TRENTON - A tax increase that could cost employers $1 billion is needed to replenish New Jersey's depleted unemployment-insurance fund, according to Gov. Corzine's labor commissioner.

With large shortfalls in the fund expected for several years, David Socolow said, the state needs to let an automatic tax increase take effect July 1 to rebuild reserves. Once the fund recovers, a process likely to take several years, taxes would begin to fall to previous levels.

"The time has come to let the trust fund replenish automatically and get that over with, so that it can be restored to full solvency and employers can then return to lower tax rates," Socolow said this week.

He has publicly warned of a tax increase since at least April, but some Republicans say the state cannot afford another.

Aides for Gov.-elect Christopher J. Christie are examining options, but it's unclear whether they will be able to ease the tax hike. That could require federal aid or a huge infusion of state cash - $1.5 billion or more - and the budget has little to spare.

The tax rate for the fund, set by law, shifts according to the level of the reserves.

The fund, which temporarily aids workers who lose their jobs, is expected to have a $1.2 billion deficit on March 31. That would move the tax rate on employers, beginning in July, to the highest level allowed.

The increase would add about $1 billion to the current $1.7 billion levy on businesses, according to the Department of Labor and Workforce Development.

The tug-of-war between holding down taxes and replenishing unemployment funds hit hard by the recession has some states considering benefit cuts and others trying to change tax rules to sidestep increases.

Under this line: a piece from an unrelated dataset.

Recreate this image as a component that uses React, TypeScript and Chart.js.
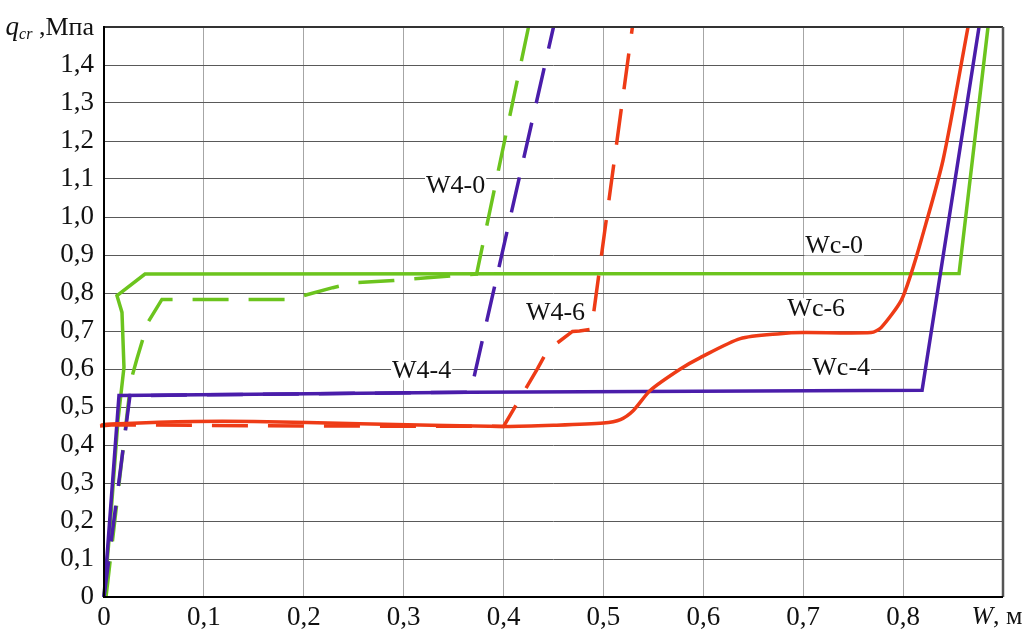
import React, { useEffect, useRef } from 'react';
import { Chart, registerables } from 'chart.js';

Chart.register(...registerables);

// ---- data ----
const xTickValues = [0, 0.1, 0.2, 0.3, 0.4, 0.5, 0.6, 0.7, 0.8];
const yTickValues = [0, 0.1, 0.2, 0.3, 0.4, 0.5, 0.6, 0.7, 0.8, 0.9, 1.0, 1.1, 1.2, 1.3, 1.4];

const wc0X = [0, 0.005, 0.014, 0.02, 0.018, 0.013, 0.041, 0.856, 0.885];
const wc0Y = [0, 0.15, 0.465, 0.605, 0.749, 0.793, 0.85, 0.851, 1.5];

const w40X = [0.002, 0.027, 0.033, 0.044, 0.058, 0.186, 0.229, 0.25, 0.29, 0.373, 0.425];
const w40Y = [0, 0.57, 0.627, 0.723, 0.783, 0.783, 0.814, 0.827, 0.833, 0.85, 1.5];

const wc4X = [0, 0.015, 0.367, 0.819, 0.876];
const wc4Y = [0, 0.53, 0.539, 0.544, 1.5];

const w44X = [0, 0.026, 0.367, 0.45];
const w44Y = [0, 0.53, 0.539, 1.5];

const wc6X = [0.006, 0.001, -0.004, -0.005, -0.007, -0.007, -0.007, -0.003, 0.015, 0.09, 0.15, 0.256, 0.4, 0.45, 0.5, 0.517, 0.53, 0.547, 0.577, 0.597, 0.637, 0.677, 0.7, 0.768, 0.778, 0.798, 0.808, 0.818, 0.84, 0.865];
const wc6Y = [0.17, 0.22, 0.26, null, 0.31, 0.4, 0.44, 0.452, 0.456, 0.462, 0.462, 0.456, 0.449, 0.452, 0.458, 0.467, 0.491, 0.544, 0.6, 0.63, 0.68, 0.693, 0.696, 0.696, 0.709, 0.78, 0.851, 0.938, 1.15, 1.5];

const w46X = [0.001, 0.006, 0.006, -0.006, -0.004, 0.01, 0.2, 0.4, 0.434, 0.444, 0.469, 0.476, 0.488, 0.529];
const w46Y = [0.026, 0.168, 0.289, 0.42, 0.45, 0.453, 0.45, 0.449, 0.601, 0.649, 0.699, 0.7, 0.705, 1.5];

const curveLabels = ['W4-0', 'W4-6', 'W4-4', 'Wc-0', 'Wc-6', 'Wc-4'];
const curveLabelX = [0.352, 0.452, 0.318, 0.731, 0.713, 0.738];
const curveLabelY = [1.085, 0.75, 0.597, 0.925, 0.76, 0.605];

const GREEN = '#6CC41E';
const PURPLE = '#4A1DAA';
const RED = '#EE3B16';
const SERIF = '"Liberation Serif", "DejaVu Serif", serif';

const toPts = (xs: number[], ys: (number | null)[]) => xs.map((x, i) => ({ x, y: ys[i] }));

const fmt = (v: number) => (Math.abs(v) < 1e-9 ? '0' : v.toFixed(1).replace('.', ','));

export default function App() {
  const ref = useRef<HTMLCanvasElement | null>(null);

  useEffect(() => {
    if (!ref.current) return;

    const labelsPlugin = {
      id: 'labelsPlugin',
      beforeDatasetsDraw(chart: any) {
        const { ctx, scales } = chart;
        const xs = scales.x;
        const ys = scales.y;
        ctx.save();
        ctx.font = `26px ${SERIF}`;
        ctx.textAlign = 'center';
        ctx.textBaseline = 'middle';
        curveLabels.forEach((t, i) => {
          const px = xs.getPixelForValue(curveLabelX[i]);
          const py = ys.getPixelForValue(curveLabelY[i]);
          const w = ctx.measureText(t).width;
          ctx.fillStyle = '#ffffff';
          ctx.fillRect(px - w / 2 - 1, py - 10, w + 2, 20);
          ctx.fillStyle = '#111';
          ctx.fillText(t, px, py + 1);
        });
        ctx.restore();
      },
      afterDraw(chart: any) {
        const { ctx, chartArea, scales } = chart;
        const { left, right, top, bottom } = chartArea;
        ctx.save();
        // borders
        ctx.strokeStyle = '#333';
        ctx.lineWidth = 2;
        ctx.beginPath();
        ctx.moveTo(left, top);
        ctx.lineTo(right, top);
        ctx.stroke();
        ctx.strokeStyle = '#555';
        ctx.lineWidth = 2.5;
        ctx.beginPath();
        ctx.moveTo(right, top);
        ctx.lineTo(right, bottom);
        ctx.stroke();
        ctx.strokeStyle = '#000';
        ctx.lineWidth = 2;
        ctx.beginPath();
        ctx.moveTo(left, top - 1);
        ctx.lineTo(left, bottom);
        ctx.lineTo(right, bottom);
        ctx.stroke();

        // y axis title  q_cr ,Мпа
        ctx.fillStyle = '#111';
        ctx.textBaseline = 'alphabetic';
        ctx.textAlign = 'left';
        const yTitleY = scales.y.getPixelForValue(1.5) + 8;
        const parts = [
          { t: 'q', f: `italic 27px ${SERIF}`, dy: 0 },
          { t: 'cr', f: `italic 16px ${SERIF}`, dy: 4 },
          { t: ' ,Мпа', f: `26px ${SERIF}`, dy: 0 },
        ];
        let total = 0;
        parts.forEach((p) => {
          ctx.font = p.f;
          total += ctx.measureText(p.t).width;
        });
        let cx = left - 10 - total;
        parts.forEach((p) => {
          ctx.font = p.f;
          ctx.fillText(p.t, cx, yTitleY + p.dy);
          cx += ctx.measureText(p.t).width;
        });

        // x axis title  W, м
        const xParts = [
          { t: 'W', f: `italic 26px ${SERIF}` },
          { t: ', м', f: `26px ${SERIF}` },
        ];
        let xt = 0;
        xParts.forEach((p) => {
          ctx.font = p.f;
          xt += ctx.measureText(p.t).width;
        });
        let xx = scales.x.getPixelForValue(0.9) - 6 - xt / 2;
        const xTitleY = bottom + 27;
        xParts.forEach((p) => {
          ctx.font = p.f;
          ctx.fillText(p.t, xx, xTitleY);
          xx += ctx.measureText(p.t).width;
        });
        ctx.restore();
      },
    };

    const common = {
      fill: false,
      pointRadius: 0,
      borderWidth: 3.5,
      tension: 0,
      spanGaps: false,
      clip: { left: 14, top: 2, right: 2, bottom: 2 },
    };

    const chart = new Chart(ref.current, {
      type: 'line',
      data: {
        datasets: [
          { ...common, label: 'Wc-6', data: toPts(wc6X, wc6Y), borderColor: RED, tension: 0.25 },
          { ...common, label: 'W4-6', data: toPts(w46X, w46Y), borderColor: RED, borderDash: [36, 20] },
          { ...common, label: 'Wc-4', data: toPts(wc4X, wc4Y), borderColor: PURPLE },
          { ...common, label: 'W4-4', data: toPts(w44X, w44Y), borderColor: PURPLE, borderDash: [36, 20] },
          { ...common, label: 'Wc-0', data: toPts(wc0X, wc0Y), borderColor: GREEN },
          { ...common, label: 'W4-0', data: toPts(w40X, w40Y), borderColor: GREEN, borderDash: [36, 20] },
        ] as any,
      },
      options: {
        animation: false,
        responsive: false,
        maintainAspectRatio: false,
        parsing: false as any,
        layout: { padding: { top: 27, right: 21, left: 0, bottom: 0 } },
        plugins: {
          legend: { display: false },
          tooltip: { enabled: false },
          title: { display: false },
        },
        scales: {
          x: {
            type: 'linear',
            min: 0,
            max: 0.9,
            afterFit: (s: any) => {
              s.height = 33;
            },
            afterBuildTicks: (s: any) => {
              s.ticks = [...xTickValues, 0.9].map((v) => ({ value: v }));
            },
            grid: { color: '#a6a6a6', lineWidth: 1, drawTicks: false },
            border: { display: false },
            ticks: {
              padding: 5,
              color: '#111',
              font: { family: SERIF, size: 27 },
              maxRotation: 0,
              autoSkip: false,
              callback: (v: any) => (Math.abs(v - 0.9) < 1e-6 ? '' : fmt(Number(v))),
            },
          },
          y: {
            type: 'linear',
            min: 0,
            max: 1.5,
            afterFit: (s: any) => {
              s.width = 104;
            },
            afterBuildTicks: (s: any) => {
              s.ticks = [...yTickValues, 1.5].map((v) => ({ value: v }));
            },
            grid: { color: '#595959', lineWidth: 1, drawTicks: false },
            border: { display: false },
            ticks: {
              padding: 10,
              color: '#111',
              font: { family: SERIF, size: 27 },
              autoSkip: false,
              callback: (v: any) => (Math.abs(v - 1.5) < 1e-6 ? '' : fmt(Number(v))),
            },
          },
        },
      } as any,
      plugins: [labelsPlugin],
    });

    return () => chart.destroy();
  }, []);

  return (
    <div style={{ position: 'absolute', left: 0, top: 0, width: 1024, height: 630, background: '#fff' }}>
      <canvas ref={ref} width={1024} height={630} style={{ display: 'block', width: 1024, height: 630 }} />
    </div>
  );
}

A top New Jersey Republican said tax hikes should be avoided.

"It's unfortunate that more than a decade of mismanagement has created the situation in which we find ourselves," said Senate Minority Leader Thomas H. Kean Jr. of Union County. "We should work to avoid any tax increase."

The business community is also hoping for help.

"We strongly encourage the new administration to minimize these increases," said Mary Ellen Peppard, a lobbyist for the New Jersey Chamber of Commerce.

Christie campaigned on a platform of lowering taxes and attracting businesses, but the cost of avoiding this tax hike could be prohibitive.

A $1.5 billion deposit into the unemployment-insurance fund would be needed to reduce the tax increase to $550 million. Nearly $2 billion would have to be deposited to avoid any tax hike.

The prospects for such an infusion seem unlikely given the dire budget, which has a shortfall of $8 billion or more. The money would have to be committed by the end of March, a month when Christie aides are worried the state might run out of cash.

Federal loan forgiveness - an idea hoped for by some but not assured - could cover much of the shortfall, though. As of Monday, New Jersey had borrowed $873 million from Washington to keep its unemployment fund afloat. Twenty-four other states plus the U.S. Virgin Islands also owe money for benefits. Pennsylvania has borrowed nearly $1.8 billion.

Another option would be changing the automatic tax thresholds, as some states are considering, but that could create a persistent deficit. Cutting benefits would save money, but could create a fierce backlash.

New Jersey's fund was depleted by a history of budget raids, leaving it weak as the recession brought soaring job losses. Corzine, facing automatic tax hikes in 2008 and 2009, used cash infusions each year to ease the deficit and avoid or soften the increase. He added a total of $380 million in state money, plus $207 million in federal stimulus aid.

Socolow supported those steps, citing the pressure of the recession at the time. But he said another move to "artificially" keep the tax rate down would prevent the reserves from building back up and lead to even greater deficits in 2011 and beyond.

"It would delay by so many years getting the fund back to full solvency . . . that it doesn't seem like a prudent policy to look at," he said.

By the time of the July increase, Socolow argued, economic recovery should be under way. With the new rate, the unemployment fund, he said, should rebound with the economy.

With the impact of the recession still being felt in the labor market, the projected March 31 shortfall is so large that the tax rate is set to slide from its second-lowest level - Column B of the tax chart - to the highest, Column E plus 10 percent.

For the hardest-hit employers, that could mean a tax increase of nearly $700 per employee. At the lowest end of the scale, the increase would be closer to $270 per worker. A business' rate varies according to its history of firing or laying off workers. Workers also pay into the program, but their rates are not set to change.

Without a rate increase in 2010, an even larger infusion of cash - $4 billion or more - would be needed to keep the tax from rising in 2011, Socolow said.

For years the fund was sound, and taxes remained stable. But from 1991 through 2005, New Jersey governors and lawmakers took out $4.7 billion to use for other purposes. Then the recession hit, and claims climbed.

Kean and Senate Majority Leader Stephen Sweeney (D., Gloucester) have proposed a constitutional amendment to ban such raids. It will be on the ballot in November.